SHOGUN Ian Kirk first became interested in the martial arts with the arrival of Bruce Lee movies in the early 70’s.
While studying to become a mechanical engineer at RGIT in Aberdeen, Ian came across an advert in the university ‘rag’ for a Shotokan karate school. It was here he met Ronnie Watt and began to discover the art of Karate-do. Ian remembers the enthusiasm from students at the time was immense, they even attended training sessions during lunchtimes. Weekends would often involve smashing up an old ruined cottage somewhere, using bare hands & feet and of course Christmas Day training on the beach every year was a must. No comforts were allowed for the hardened karateka!
Karate was a relatively unknown entity in the UK at the time and everyone looked to the Japanese for guidance, who were naturally seen to be the hereditary guardians and masters in the field. Many of these Japanese masters would arrive in the UK for specialist courses often attended by several hundreds and sometimes thousands of students at each venue the length and breadth of the UK. These Japanese masters were treated like superstars. Ian travelled and trained with many of the greatest Japan had to offer, Nakayma, Enoeda, Kanazawa, Kase, Ochi, Kawasoe, as well as some notorious UK fighters at the time namely, O’Neil, Jackson and Cattle. On a working visit to Japan in 1984 with HONDA motorcycles, even his spare time on his day off was spent with a hard training session at the JKA in Tokyo.

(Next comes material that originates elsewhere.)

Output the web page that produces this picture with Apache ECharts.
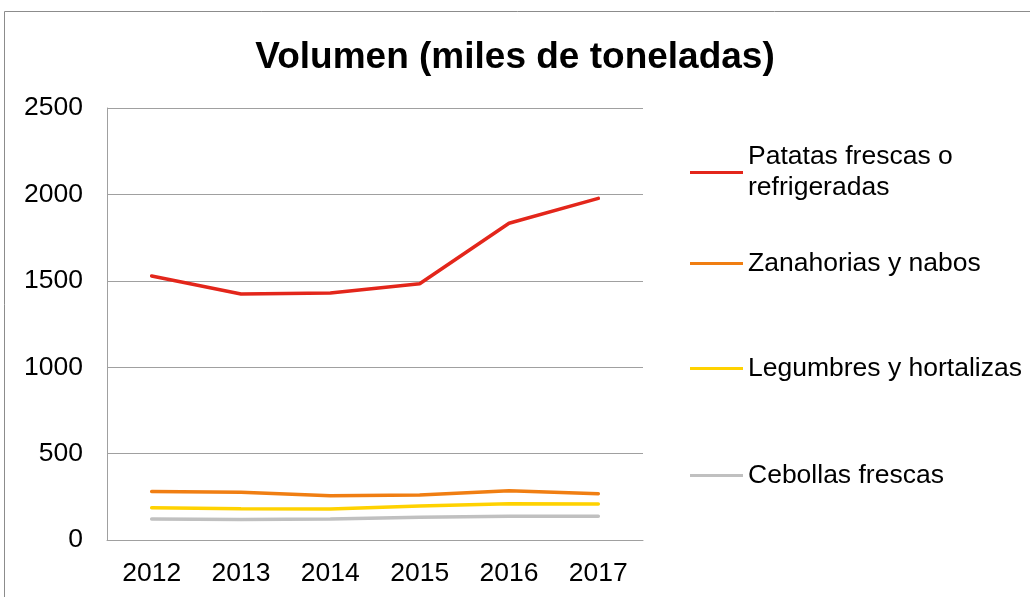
<!DOCTYPE html>
<html>
<head>
<meta charset="utf-8">
<script src="https://cdn.jsdelivr.net/npm/echarts@6/dist/echarts.min.js"></script>
<style>
  html, body { margin: 0; padding: 0; background: #fff; }
  #chart { width: 1030px; height: 597px; }
</style>
</head>
<body>
<div id="chart"></div>
<script>
// datos
var years = ['2012', '2013', '2014', '2015', '2016', '2017'];
var patatas = [1528, 1424, 1430, 1483, 1833, 1977];
var zanahorias = [280, 276, 256, 260, 285, 268];
var legumbres = [187, 181, 179, 197, 210, 208];
var cebollas = [122, 118, 122, 131, 137, 137];
var seriesNames = ['Patatas frescas o\nrefrigeradas', 'Zanahorias y nabos', 'Legumbres y hortalizas', 'Cebollas frescas'];
var seriesColors = ['#E3261B', '#F07E12', '#FFD200', '#C0C0C0'];
var yTicks = [0, 500, 1000, 1500, 2000, 2500];

var chart = echarts.init(document.getElementById('chart'));
var font = 'Liberation Sans, Arial, sans-serif';
var legendTops = [126, 248, 353, 460];
var values = [patatas, zanahorias, legumbres, cebollas];

var legends = seriesNames.map(function (name, i) {
    return {
        data: [name],
        left: 690,
        top: legendTops[i],
        itemWidth: 53,
        itemHeight: 3,
        itemGap: 0,
        padding: 0,
        selectedMode: false,
        icon: 'rect',
        itemStyle: { color: seriesColors[i] },
        textStyle: {
            fontFamily: font,
            fontSize: 26.5,
            color: '#000',
            lineHeight: 31,
            padding: i === 0 ? [31, 0, 0, 0] : 0
        }
    };
});

chart.setOption({
    animation: false,
    title: {
        text: 'Volumen (miles de toneladas)',
        left: 'center',
        top: 34,
        textStyle: { fontFamily: font, fontSize: 37, fontWeight: 'bold', color: '#000' }
    },
    legend: legends,
    grid: { left: 107, right: 387, top: 108, bottom: 57 },
    xAxis: {
        type: 'category',
        data: years,
        boundaryGap: true,
        axisLine: { lineStyle: { color: '#A0A0A0', width: 1 } },
        axisTick: { show: false },
        axisLabel: { fontFamily: font, fontSize: 26.5, color: '#000', margin: 20 }
    },
    yAxis: {
        type: 'value',
        min: yTicks[0],
        max: yTicks[yTicks.length - 1],
        interval: 500,
        axisLine: { show: true, lineStyle: { color: '#A0A0A0', width: 1 } },
        axisTick: { show: false },
        splitLine: { lineStyle: { color: '#A0A0A0', width: 1 } },
        axisLabel: {
            fontFamily: font, fontSize: 26.5, color: '#000', margin: 24,
            formatter: function (v) { return String(v); }
        }
    },
    graphic: [{
        type: 'rect',
        shape: { x: 4.5, y: 11.5, width: 1040, height: 600 },
        style: { fill: null, stroke: '#8C8C8C', lineWidth: 1 },
        silent: true
    }],
    series: seriesNames.map(function (name, i) {
        return {
            type: 'line',
            name: name,
            data: values[i],
            symbol: 'none',
            color: seriesColors[i],
            lineStyle: { width: 3.5, color: seriesColors[i], cap: 'round' }
        };
    })
});
</script>
</body>
</html>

Ian’s target was always to get to Black belt, which he achieved in 1988, but his target continues to move further off in to the distance and today Ian has achieved a 5th Dan black belt. Very few people achieve this level. Even with 40 years of karate training. When asked about his achievement in karate, Ian says
“….for me it has always been about the enjoyment of the sport and being able to pass on some of the knowledge gained over the years to other students.”
Ian took a brief break from Karate in the 90’s to raise a family & run his business. His daughter Nissara, aged 5, asked out of the blue if she could go to a Karate class she had seen at a local sports club. As chance would have it the class was being taken by Ian’s previous sensei, Ronnie who was quick to ask –
‘you not fancy training again Ian?’.
“Well, watching two sessions was enough to make him dig out the old Gi & start training again. Once Karate’s in your blood it’s there for all time.”
“The discipline Karate gives has helped me manage two very successful businesses over the last 40 years, one local to Aberdeen & one well-known International Oilfield Specialist Supply Company.
Receiving the Scottish Samurai award was a great privilege and something I am very proud to be part of.”